§ **Work to be completed**
Take the data that follows and retype it word for word.

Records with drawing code
□ □ □ □ □ □ □
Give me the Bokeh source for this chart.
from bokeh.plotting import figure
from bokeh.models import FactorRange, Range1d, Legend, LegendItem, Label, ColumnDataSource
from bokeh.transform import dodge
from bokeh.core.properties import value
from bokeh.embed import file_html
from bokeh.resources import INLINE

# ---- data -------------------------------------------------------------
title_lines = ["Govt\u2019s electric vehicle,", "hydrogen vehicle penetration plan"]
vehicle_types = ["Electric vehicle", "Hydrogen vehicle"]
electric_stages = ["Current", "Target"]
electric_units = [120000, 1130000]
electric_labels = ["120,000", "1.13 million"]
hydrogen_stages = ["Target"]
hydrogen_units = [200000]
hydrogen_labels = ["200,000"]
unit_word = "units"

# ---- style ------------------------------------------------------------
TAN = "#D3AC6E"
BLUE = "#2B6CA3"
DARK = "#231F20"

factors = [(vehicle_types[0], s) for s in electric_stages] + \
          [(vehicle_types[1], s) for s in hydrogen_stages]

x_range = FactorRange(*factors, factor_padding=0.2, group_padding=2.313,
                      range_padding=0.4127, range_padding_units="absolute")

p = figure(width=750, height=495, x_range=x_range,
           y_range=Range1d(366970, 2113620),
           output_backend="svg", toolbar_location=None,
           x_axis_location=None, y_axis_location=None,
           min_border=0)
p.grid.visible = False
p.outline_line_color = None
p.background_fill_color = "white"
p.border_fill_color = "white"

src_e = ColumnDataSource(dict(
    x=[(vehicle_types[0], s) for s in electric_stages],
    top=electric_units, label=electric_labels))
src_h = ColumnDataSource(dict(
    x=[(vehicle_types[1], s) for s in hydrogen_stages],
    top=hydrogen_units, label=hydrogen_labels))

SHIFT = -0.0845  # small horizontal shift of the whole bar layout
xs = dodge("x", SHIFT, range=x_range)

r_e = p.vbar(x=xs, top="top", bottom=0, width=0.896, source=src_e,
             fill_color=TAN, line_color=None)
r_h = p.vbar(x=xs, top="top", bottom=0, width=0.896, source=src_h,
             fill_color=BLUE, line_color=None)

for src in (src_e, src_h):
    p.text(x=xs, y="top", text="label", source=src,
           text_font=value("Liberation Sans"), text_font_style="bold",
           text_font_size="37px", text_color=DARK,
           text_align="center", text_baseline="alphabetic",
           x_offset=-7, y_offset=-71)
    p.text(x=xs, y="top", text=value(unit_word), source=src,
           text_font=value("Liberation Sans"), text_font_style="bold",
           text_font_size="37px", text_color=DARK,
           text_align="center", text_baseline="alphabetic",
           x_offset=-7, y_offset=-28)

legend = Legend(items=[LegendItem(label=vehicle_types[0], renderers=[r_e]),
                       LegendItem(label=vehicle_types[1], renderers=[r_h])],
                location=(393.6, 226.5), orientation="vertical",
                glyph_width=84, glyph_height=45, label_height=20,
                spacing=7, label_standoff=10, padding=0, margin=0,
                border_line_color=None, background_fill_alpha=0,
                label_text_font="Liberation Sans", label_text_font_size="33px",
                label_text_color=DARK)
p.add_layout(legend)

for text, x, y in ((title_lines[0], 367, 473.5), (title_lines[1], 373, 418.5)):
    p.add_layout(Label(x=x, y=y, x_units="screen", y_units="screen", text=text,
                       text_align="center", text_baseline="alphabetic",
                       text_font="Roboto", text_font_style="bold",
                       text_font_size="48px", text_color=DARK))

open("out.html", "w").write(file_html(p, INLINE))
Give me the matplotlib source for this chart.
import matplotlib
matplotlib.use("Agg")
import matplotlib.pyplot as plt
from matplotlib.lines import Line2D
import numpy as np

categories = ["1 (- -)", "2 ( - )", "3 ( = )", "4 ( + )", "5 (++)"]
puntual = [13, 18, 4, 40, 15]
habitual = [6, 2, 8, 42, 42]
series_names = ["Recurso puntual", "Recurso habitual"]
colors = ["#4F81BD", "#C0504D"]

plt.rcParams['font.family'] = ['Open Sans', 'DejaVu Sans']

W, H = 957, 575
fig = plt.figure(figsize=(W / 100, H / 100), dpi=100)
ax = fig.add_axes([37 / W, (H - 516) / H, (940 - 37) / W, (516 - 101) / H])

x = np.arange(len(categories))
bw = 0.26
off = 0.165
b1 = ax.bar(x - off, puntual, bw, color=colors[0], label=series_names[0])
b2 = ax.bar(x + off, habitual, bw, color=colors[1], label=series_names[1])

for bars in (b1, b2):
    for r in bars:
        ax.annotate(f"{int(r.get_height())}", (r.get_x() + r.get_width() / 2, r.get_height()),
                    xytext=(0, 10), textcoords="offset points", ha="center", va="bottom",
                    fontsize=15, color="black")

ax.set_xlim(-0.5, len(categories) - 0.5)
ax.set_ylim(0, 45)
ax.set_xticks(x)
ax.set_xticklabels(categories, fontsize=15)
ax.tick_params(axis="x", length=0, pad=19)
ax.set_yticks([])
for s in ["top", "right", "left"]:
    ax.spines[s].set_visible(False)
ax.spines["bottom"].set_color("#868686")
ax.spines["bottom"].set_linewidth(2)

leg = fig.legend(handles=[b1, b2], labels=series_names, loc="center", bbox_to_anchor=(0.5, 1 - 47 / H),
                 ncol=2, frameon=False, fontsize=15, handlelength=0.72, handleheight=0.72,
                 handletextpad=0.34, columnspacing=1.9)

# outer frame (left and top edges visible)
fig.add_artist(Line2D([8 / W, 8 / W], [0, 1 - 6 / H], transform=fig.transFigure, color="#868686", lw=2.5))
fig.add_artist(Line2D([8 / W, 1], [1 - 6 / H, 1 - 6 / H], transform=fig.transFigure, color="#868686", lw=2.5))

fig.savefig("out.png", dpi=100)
□ □ □ □ □ □ □
§ **Answer**
Give me the Bokeh source for this chart.
from bokeh.plotting import figure
from bokeh.models import FactorRange, Range1d, Legend, LegendItem, Label, ColumnDataSource
from bokeh.transform import dodge
from bokeh.core.properties import value
from bokeh.embed import file_html
from bokeh.resources import INLINE

# ---- data -------------------------------------------------------------
title_lines = ["Govt\u2019s electric vehicle,", "hydrogen vehicle penetration plan"]
vehicle_types = ["Electric vehicle", "Hydrogen vehicle"]
electric_stages = ["Current", "Target"]
electric_units = [120000, 1130000]
electric_labels = ["120,000", "1.13 million"]
hydrogen_stages = ["Target"]
hydrogen_units = [200000]
hydrogen_labels = ["200,000"]
unit_word = "units"

# ---- style ------------------------------------------------------------
TAN = "#D3AC6E"
BLUE = "#2B6CA3"
DARK = "#231F20"

factors = [(vehicle_types[0], s) for s in electric_stages] + \
          [(vehicle_types[1], s) for s in hydrogen_stages]

x_range = FactorRange(*factors, factor_padding=0.2, group_padding=2.313,
                      range_padding=0.4127, range_padding_units="absolute")

p = figure(width=750, height=495, x_range=x_range,
           y_range=Range1d(366970, 2113620),
           output_backend="svg", toolbar_location=None,
           x_axis_location=None, y_axis_location=None,
           min_border=0)
p.grid.visible = False
p.outline_line_color = None
p.background_fill_color = "white"
p.border_fill_color = "white"

src_e = ColumnDataSource(dict(
    x=[(vehicle_types[0], s) for s in electric_stages],
    top=electric_units, label=electric_labels))
src_h = ColumnDataSource(dict(
    x=[(vehicle_types[1], s) for s in hydrogen_stages],
    top=hydrogen_units, label=hydrogen_labels))

SHIFT = -0.0845  # small horizontal shift of the whole bar layout
xs = dodge("x", SHIFT, range=x_range)

r_e = p.vbar(x=xs, top="top", bottom=0, width=0.896, source=src_e,
             fill_color=TAN, line_color=None)
r_h = p.vbar(x=xs, top="top", bottom=0, width=0.896, source=src_h,
             fill_color=BLUE, line_color=None)

for src in (src_e, src_h):
    p.text(x=xs, y="top", text="label", source=src,
           text_font=value("Liberation Sans"), text_font_style="bold",
           text_font_size="37px", text_color=DARK,
           text_align="center", text_baseline="alphabetic",
           x_offset=-7, y_offset=-71)
    p.text(x=xs, y="top", text=value(unit_word), source=src,
           text_font=value("Liberation Sans"), text_font_style="bold",
           text_font_size="37px", text_color=DARK,
           text_align="center", text_baseline="alphabetic",
           x_offset=-7, y_offset=-28)

legend = Legend(items=[LegendItem(label=vehicle_types[0], renderers=[r_e]),
                       LegendItem(label=vehicle_types[1], renderers=[r_h])],
                location=(393.6, 226.5), orientation="vertical",
                glyph_width=84, glyph_height=45, label_height=20,
                spacing=7, label_standoff=10, padding=0, margin=0,
                border_line_color=None, background_fill_alpha=0,
                label_text_font="Liberation Sans", label_text_font_size="33px",
                label_text_color=DARK)
p.add_layout(legend)

for text, x, y in ((title_lines[0], 367, 473.5), (title_lines[1], 373, 418.5)):
    p.add_layout(Label(x=x, y=y, x_units="screen", y_units="screen", text=text,
                       text_align="center", text_baseline="alphabetic",
                       text_font="Roboto", text_font_style="bold",
                       text_font_size="48px", text_color=DARK))

open("out.html", "w").write(file_html(p, INLINE))
Give me the matplotlib source for this chart.
import matplotlib
matplotlib.use("Agg")
import matplotlib.pyplot as plt
from matplotlib.lines import Line2D
import numpy as np

categories = ["1 (- -)", "2 ( - )", "3 ( = )", "4 ( + )", "5 (++)"]
puntual = [13, 18, 4, 40, 15]
habitual = [6, 2, 8, 42, 42]
series_names = ["Recurso puntual", "Recurso habitual"]
colors = ["#4F81BD", "#C0504D"]

plt.rcParams['font.family'] = ['Open Sans', 'DejaVu Sans']

W, H = 957, 575
fig = plt.figure(figsize=(W / 100, H / 100), dpi=100)
ax = fig.add_axes([37 / W, (H - 516) / H, (940 - 37) / W, (516 - 101) / H])

x = np.arange(len(categories))
bw = 0.26
off = 0.165
b1 = ax.bar(x - off, puntual, bw, color=colors[0], label=series_names[0])
b2 = ax.bar(x + off, habitual, bw, color=colors[1], label=series_names[1])

for bars in (b1, b2):
    for r in bars:
        ax.annotate(f"{int(r.get_height())}", (r.get_x() + r.get_width() / 2, r.get_height()),
                    xytext=(0, 10), textcoords="offset points", ha="center", va="bottom",
                    fontsize=15, color="black")

ax.set_xlim(-0.5, len(categories) - 0.5)
ax.set_ylim(0, 45)
ax.set_xticks(x)
ax.set_xticklabels(categories, fontsize=15)
ax.tick_params(axis="x", length=0, pad=19)
ax.set_yticks([])
for s in ["top", "right", "left"]:
    ax.spines[s].set_visible(False)
ax.spines["bottom"].set_color("#868686")
ax.spines["bottom"].set_linewidth(2)

leg = fig.legend(handles=[b1, b2], labels=series_names, loc="center", bbox_to_anchor=(0.5, 1 - 47 / H),
                 ncol=2, frameon=False, fontsize=15, handlelength=0.72, handleheight=0.72,
                 handletextpad=0.34, columnspacing=1.9)

# outer frame (left and top edges visible)
fig.add_artist(Line2D([8 / W, 8 / W], [0, 1 - 6 / H], transform=fig.transFigure, color="#868686", lw=2.5))
fig.add_artist(Line2D([8 / W, 1], [1 - 6 / H, 1 - 6 / H], transform=fig.transFigure, color="#868686", lw=2.5))

fig.savefig("out.png", dpi=100)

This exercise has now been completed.